* Begin Dataset content *

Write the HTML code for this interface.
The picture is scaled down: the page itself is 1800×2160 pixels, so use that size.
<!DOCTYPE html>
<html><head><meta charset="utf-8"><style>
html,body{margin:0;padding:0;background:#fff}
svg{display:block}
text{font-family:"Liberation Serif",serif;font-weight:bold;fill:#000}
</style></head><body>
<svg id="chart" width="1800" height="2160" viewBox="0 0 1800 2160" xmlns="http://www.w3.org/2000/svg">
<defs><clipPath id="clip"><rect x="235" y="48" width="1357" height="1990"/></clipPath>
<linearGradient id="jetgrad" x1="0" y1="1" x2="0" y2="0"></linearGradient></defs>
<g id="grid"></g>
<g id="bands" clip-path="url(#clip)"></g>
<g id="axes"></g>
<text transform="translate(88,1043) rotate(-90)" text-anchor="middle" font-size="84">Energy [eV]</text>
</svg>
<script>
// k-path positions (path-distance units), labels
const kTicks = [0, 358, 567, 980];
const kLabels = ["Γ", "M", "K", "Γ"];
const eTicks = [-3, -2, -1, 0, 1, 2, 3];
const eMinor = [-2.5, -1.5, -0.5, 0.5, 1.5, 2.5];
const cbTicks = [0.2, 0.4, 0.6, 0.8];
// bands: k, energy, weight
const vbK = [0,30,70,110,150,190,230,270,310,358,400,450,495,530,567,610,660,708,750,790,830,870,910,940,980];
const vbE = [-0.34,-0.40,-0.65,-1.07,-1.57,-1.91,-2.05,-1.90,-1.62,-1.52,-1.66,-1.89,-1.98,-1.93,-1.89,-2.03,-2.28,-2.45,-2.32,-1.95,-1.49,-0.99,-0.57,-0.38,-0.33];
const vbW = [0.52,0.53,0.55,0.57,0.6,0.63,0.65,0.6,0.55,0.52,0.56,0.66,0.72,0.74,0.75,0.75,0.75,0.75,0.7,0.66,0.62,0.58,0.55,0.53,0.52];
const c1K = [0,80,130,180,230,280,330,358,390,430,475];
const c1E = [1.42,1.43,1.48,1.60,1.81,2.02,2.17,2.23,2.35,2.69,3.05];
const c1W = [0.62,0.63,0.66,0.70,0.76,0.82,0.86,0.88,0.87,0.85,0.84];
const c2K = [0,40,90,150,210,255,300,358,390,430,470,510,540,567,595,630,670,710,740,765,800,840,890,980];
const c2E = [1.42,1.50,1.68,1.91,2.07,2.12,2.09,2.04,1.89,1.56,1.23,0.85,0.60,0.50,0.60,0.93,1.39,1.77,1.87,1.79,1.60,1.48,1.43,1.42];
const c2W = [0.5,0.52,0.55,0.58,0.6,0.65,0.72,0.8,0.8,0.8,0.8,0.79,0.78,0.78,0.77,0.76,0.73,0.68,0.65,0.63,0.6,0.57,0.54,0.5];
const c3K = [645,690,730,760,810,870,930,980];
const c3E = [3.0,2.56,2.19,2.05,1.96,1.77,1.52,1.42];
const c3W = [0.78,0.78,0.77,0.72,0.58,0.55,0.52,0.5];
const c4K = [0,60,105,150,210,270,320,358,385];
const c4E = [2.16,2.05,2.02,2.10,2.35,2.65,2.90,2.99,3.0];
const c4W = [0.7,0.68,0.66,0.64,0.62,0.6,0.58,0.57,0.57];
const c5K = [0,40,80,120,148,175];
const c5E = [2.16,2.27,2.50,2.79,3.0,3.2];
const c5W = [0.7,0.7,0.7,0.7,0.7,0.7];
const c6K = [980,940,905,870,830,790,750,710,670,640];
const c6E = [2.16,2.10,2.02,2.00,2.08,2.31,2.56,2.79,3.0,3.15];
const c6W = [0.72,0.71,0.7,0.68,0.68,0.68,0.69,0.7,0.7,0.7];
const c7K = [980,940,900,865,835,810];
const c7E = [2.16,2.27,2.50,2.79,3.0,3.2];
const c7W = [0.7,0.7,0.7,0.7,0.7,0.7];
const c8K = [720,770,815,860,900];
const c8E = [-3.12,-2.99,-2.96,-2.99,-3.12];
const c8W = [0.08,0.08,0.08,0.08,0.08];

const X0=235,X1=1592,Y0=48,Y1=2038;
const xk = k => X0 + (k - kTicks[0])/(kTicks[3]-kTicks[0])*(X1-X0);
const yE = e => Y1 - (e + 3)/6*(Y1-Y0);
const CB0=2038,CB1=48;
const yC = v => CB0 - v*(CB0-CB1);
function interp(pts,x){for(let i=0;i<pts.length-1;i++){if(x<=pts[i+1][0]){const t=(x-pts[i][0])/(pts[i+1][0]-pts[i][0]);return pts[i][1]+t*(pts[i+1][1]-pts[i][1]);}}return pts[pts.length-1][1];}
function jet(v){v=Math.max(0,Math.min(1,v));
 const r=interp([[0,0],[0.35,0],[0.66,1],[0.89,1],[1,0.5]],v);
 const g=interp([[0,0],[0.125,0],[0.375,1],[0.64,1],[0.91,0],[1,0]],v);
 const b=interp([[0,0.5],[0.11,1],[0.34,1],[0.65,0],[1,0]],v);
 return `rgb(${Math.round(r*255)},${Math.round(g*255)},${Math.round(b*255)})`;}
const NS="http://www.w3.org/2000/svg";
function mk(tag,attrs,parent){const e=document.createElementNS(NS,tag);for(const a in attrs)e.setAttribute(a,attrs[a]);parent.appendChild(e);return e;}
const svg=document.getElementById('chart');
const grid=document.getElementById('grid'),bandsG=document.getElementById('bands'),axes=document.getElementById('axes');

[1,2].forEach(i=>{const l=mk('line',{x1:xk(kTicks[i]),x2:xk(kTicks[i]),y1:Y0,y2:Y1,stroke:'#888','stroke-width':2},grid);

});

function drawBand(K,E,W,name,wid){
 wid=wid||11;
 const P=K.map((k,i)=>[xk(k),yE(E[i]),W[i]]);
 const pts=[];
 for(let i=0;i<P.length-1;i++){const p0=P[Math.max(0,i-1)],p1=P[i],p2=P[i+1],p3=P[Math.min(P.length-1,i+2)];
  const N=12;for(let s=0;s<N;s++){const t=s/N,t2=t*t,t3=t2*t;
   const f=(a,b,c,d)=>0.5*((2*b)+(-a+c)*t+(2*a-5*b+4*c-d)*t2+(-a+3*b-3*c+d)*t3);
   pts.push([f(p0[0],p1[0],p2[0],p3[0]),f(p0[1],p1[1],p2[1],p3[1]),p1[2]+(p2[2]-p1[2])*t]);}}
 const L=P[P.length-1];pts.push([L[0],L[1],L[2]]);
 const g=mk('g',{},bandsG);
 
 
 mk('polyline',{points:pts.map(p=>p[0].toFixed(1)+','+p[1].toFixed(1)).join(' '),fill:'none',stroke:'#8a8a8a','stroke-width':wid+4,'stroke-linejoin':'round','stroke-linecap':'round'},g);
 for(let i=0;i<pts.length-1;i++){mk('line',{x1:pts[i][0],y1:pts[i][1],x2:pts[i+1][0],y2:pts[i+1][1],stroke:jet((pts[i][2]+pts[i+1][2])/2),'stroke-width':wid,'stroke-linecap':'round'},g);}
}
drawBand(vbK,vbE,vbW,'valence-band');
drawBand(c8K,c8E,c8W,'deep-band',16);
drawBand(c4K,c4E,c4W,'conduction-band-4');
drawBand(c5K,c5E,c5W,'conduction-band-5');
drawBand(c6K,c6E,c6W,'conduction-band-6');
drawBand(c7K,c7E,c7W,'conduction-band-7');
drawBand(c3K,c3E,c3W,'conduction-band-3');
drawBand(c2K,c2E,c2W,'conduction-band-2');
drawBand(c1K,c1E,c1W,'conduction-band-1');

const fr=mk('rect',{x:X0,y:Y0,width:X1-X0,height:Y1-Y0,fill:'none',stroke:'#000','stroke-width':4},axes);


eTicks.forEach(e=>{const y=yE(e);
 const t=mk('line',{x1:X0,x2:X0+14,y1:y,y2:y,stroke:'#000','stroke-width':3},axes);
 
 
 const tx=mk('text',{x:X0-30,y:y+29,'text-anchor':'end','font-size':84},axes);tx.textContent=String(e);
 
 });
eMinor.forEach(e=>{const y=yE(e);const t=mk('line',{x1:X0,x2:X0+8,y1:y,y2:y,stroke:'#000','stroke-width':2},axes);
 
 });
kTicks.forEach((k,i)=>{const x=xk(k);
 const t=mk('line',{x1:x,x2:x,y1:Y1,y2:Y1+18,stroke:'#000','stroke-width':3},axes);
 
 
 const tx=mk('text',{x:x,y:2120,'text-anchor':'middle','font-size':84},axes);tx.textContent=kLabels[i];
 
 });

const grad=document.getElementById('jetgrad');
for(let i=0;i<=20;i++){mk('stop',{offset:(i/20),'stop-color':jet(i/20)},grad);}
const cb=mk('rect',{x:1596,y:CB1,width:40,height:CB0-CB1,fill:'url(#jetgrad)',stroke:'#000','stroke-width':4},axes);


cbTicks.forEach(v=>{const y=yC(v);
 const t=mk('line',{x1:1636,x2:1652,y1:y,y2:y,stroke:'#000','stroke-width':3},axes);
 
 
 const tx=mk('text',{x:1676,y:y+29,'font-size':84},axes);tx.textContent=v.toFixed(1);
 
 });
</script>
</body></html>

* End Dataset content *

__What the exercise asks__
In the listing, find all lines with the string "size" and copy them.

__Task result__
The picture is scaled down: the page itself is 1800×2160 pixels, so use that size.
<text transform="translate(88,1043) rotate(-90)" text-anchor="middle" font-size="84">Energy [eV]</text>
 const tx=mk('text',{x:X0-30,y:y+29,'text-anchor':'end','font-size':84},axes);tx.textContent=String(e);
 const tx=mk('text',{x:x,y:2120,'text-anchor':'middle','font-size':84},axes);tx.textContent=kLabels[i];
 const tx=mk('text',{x:1676,y:y+29,'font-size':84},axes);tx.textContent=v.toFixed(1);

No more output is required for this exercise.